The Native CDFI Network started a decade or two later than many of the CDFIs today, yet many of them began asset-building programs from the get-go. So, these CDFIs are a model for doing the work of building financial health by combining elements of debt and savings. They embrace the concept that building equity creates equity.
Another fabulous example is ROC USA. Our biggest partnership is with ROC USA; we are one of the founders. In fact, our first equity investment ever made with ROC USA aligned with our national I’M HOME initiative. We put an initial equity investment into ROC USA and I have been Chair of their Board of Directors since the social enterprise was founded in 2008. We align our policy work in support of ROC USA's mission, which is to give manufactured housing residents the right to bid on the land on which their homes sit if the property goes up for sale. These cooperative resident-ownership models have been codified in both New Hampshire (where ROC USA is based) and Massachusetts, and states across the country are seeing the value of working with ROC USA to finance community purchases.
Can you share a success story of how the data has been used in the past to affect positive change?
One of my favorite examples is in Dallas. At least five years ago, the City of Dallas commissioned a Scorecard profile to identify how residents there were faring financially. Most recently, Dallas was the second-poorest large city in America after Philadelphia, so there were people interested in creating savings opportunities there, but there wasn’t a robust asset-building coalition. The Scorecard profile galvanized the city around the need to create pathways to financial stability. We helped the Dallas mayor and the president of Citibank host a convening that really dug into the challenges surrounding liquid asset poverty in the city. The public television station there, KERA, did a spotlight that showed households you would consider middle class were actually just one crisis away from financial disaster. This led to a series of stories demonstrating household examples of “one crisis away” (illness, job loss, retiring without the right amount of savings) that became incredibly well-regarded and later led to a town hall meeting in which organizations working on a range of issues from housing to free tax prep came together to identify solutions. This really created a profound change in the community, and it all started with a Scorecard data profile.
That sounds incredible. How can other cities and states use the Scorecard to replicate the success Dallas has seen?

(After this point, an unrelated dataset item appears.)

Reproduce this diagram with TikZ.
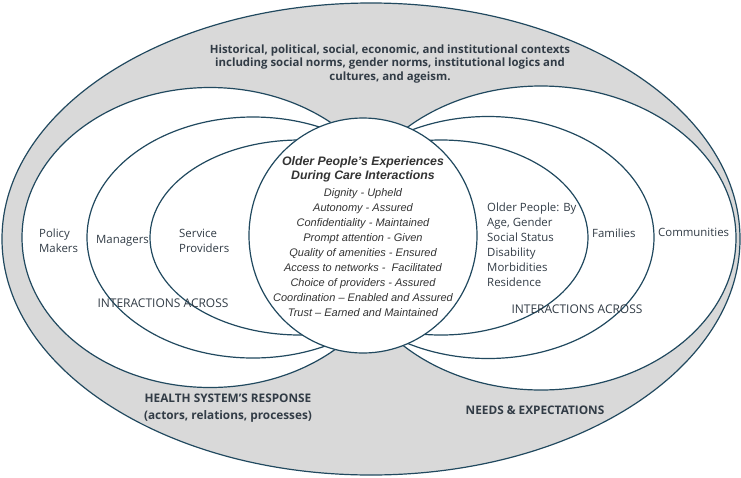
\documentclass[tikz,border=0pt]{standalone}
\usepackage{fontspec}
\setmainfont{Open Sans}
\newfontfamily\arialfont{Liberation Sans}
\usetikzlibrary{positioning,shapes.geometric}
\definecolor{ringline}{RGB}{33,73,95}
\definecolor{ctxgray}{RGB}{217,217,217}
\definecolor{labeltext}{RGB}{50,60,70}

\begin{document}
\begin{tikzpicture}[
    x=1pt, y=-1pt,
    ring/.style={draw=ringline, line width=1.2pt, fill=white, ellipse, inner sep=0pt, outer sep=0pt},
    lbl/.style={text=labeltext, font=\fontsize{11.4}{15}\selectfont, align=left, inner sep=0pt},
    across/.style={lbl, font=\fontsize{12}{15}\selectfont},
    head/.style={text=labeltext, font=\fontsize{11.4}{13.7}\selectfont\bfseries, align=center, inner sep=0pt},
    care/.style={text=black!80, align=center, inner sep=0pt}
]
\useasboundingbox (0,0) rectangle (741,477);
% context
\node[ring, fill=ctxgray, minimum width=738pt, minimum height=472pt] (context) at (371,239) {};
% health system side
\node[ring, minimum width=376pt, minimum height=300pt] (policy) at (210,237.5) {};
\node[ring, minimum width=332pt, minimum height=241pt] (managers) at (253,237.5) {};
\node[ring, minimum width=300pt, minimum height=195pt] (providers) at (300,237.5) {};
% needs side
\node[ring, minimum width=390pt, minimum height=304pt] (communities) at (541,238) {};
\node[ring, minimum width=332pt, minimum height=242pt] (families) at (488,237.5) {};
\node[ring, minimum width=294pt, minimum height=195pt] (olderpeople) at (441,237.5) {};
% centre
\node[ring, minimum width=228pt, minimum height=235pt] (care) at (363,235.5) {};

\node[head] (ctxtext) at (390,64) {Historical, political, social, economic, and institutional contexts\\including social norms, gender norms, institutional logics and\\cultures, and ageism.};
\node[lbl, anchor=west] (policytext) at (39,240.5) {Policy\\Makers};
\node[lbl, anchor=west] (managerstext) at (96,241) {Managers};
\node[lbl, anchor=west] (providerstext) at (179,240.5) {Service\\Providers};
\node[across] (hsacross) at (163,303) {INTERACTIONS ACROSS};
\node[lbl, anchor=west] (oldertext) at (487,244.5) {Older People: By\\Age, Gender\\Social Status\\Disability\\Morbidities\\Residence};
\node[lbl, anchor=west] (familiestext) at (592,233) {Families};
\node[lbl, anchor=west] (communitiestext) at (658,232) {Communities};
\node[across] (neacross) at (577,309) {INTERACTIONS ACROSS};
\node[care, font=\arialfont\bfseries\itshape\fontsize{12.3}{14}\selectfont] (carehead) at (363,169) {Older People’s Experiences\\During Care Interactions};
\node[care, font=\arialfont\itshape\fontsize{11}{15.1}\selectfont] (carelist) at (363,252.5) {Dignity - Upheld\\Autonomy - Assured\\Confidentiality - Maintained\\Prompt attention - Given\\Quality of amenities - Ensured\\Access to networks - \ Facilitated\\Choice of providers - Assured\\Coordination – Enabled and Assured\\Trust – Earned and Maintained};
\node[head, font=\fontsize{11.8}{17}\selectfont\bfseries] (hsresponse) at (228,408.5) {HEALTH SYSTEM’S RESPONSE\\(actors, relations, processes)};
\node[head, font=\fontsize{11.8}{17}\selectfont\bfseries] (needs) at (535,410) {NEEDS \& EXPECTATIONS};
\end{tikzpicture}
\end{document}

There’s a whole range of ways—some high-touch, some low-touch—cities and states can leverage the Scorecard data. A low-touch way is to visit the Scorecard website, scorecard.prosperitynow.org, to read the main findings report and create customized profiles for their cities or states. With a few clicks of a mouse, you can compare your city or state, break down data by race or disability status, and see what states are doing—or should be doing—to help their residents thrive.
For CDFIs, philanthropic organizations, community groups, advocacy groups and others that are looking to take their efforts to the next level, they can work with Prosperity Now’s researchers and policy experts to craft a policy agenda, develop their own profile like the one we did for Dallas, receive technical assistance and more. All you need to do to get started is to email email@example.com.
No matter where a city or a state is in the quest to strengthen households’ financial security, the Scorecard shows us that there’s more work to do. So, we’d relish the opportunity to partner together, especially with CDFIs, to take the next steps together.